With our approach, the necessary rules are:
Address = address
Since our rule-based approach allows for defining the transformation on Address-types at any nesting level, we do not have to create a separate rule for each event type containing one or more fields of type Address. This improves readability of code and reduces the lines of code.
OfferLine = offerline
POrderLine = porderline
Invoice.Address = identity
InvoiceLine = invoiceline
Traffic Control
This benchmark is about a traffic information scenario with many participants and lightweight notifications. The key idea in this scenario is to monitor traffic and pass that information to interested consumers: emergency cars, police, and (for a fee) taxis or logistics providers.

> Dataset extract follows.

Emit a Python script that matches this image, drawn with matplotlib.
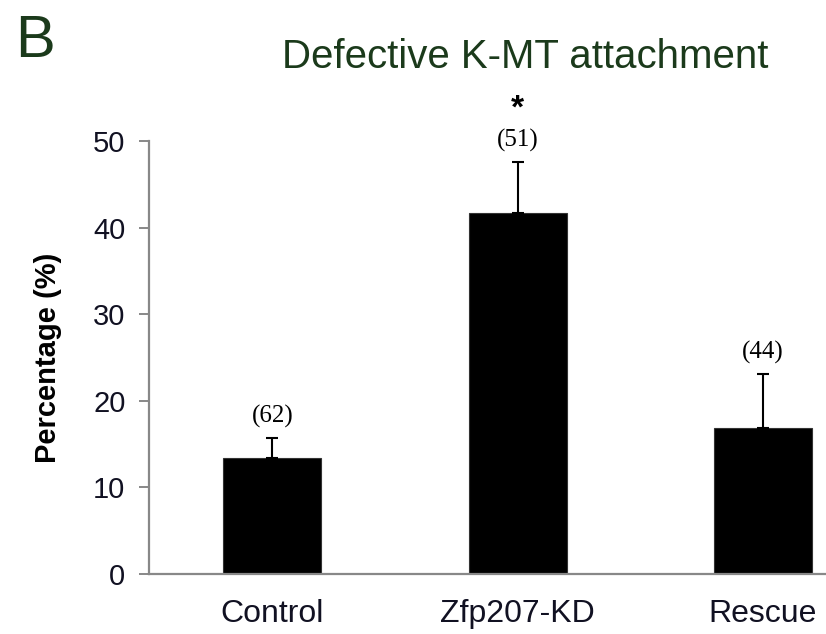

Download the event object types
Transformations
We modified TrafficGuideUpdate types by changing the format of the direction property and TrafficJamAtRoadWarning by simulating a transformation from latitude/longitude coordinates to a specific street name.
Recompile Overhead
With this benchmark we evaluate the overhead that incurs when a broker node encounters a new type or new rules. It then has to generate the new transformation code, compile it and load it. We started the broker with a set of transformation rules and after some time, a client sends a new rule set. As the graph shows, there is an initial overhead of less than 500ms for messages which have to wait on the compilation process. However, future messages use the newly compiled code and thus have the same latency as the original messages.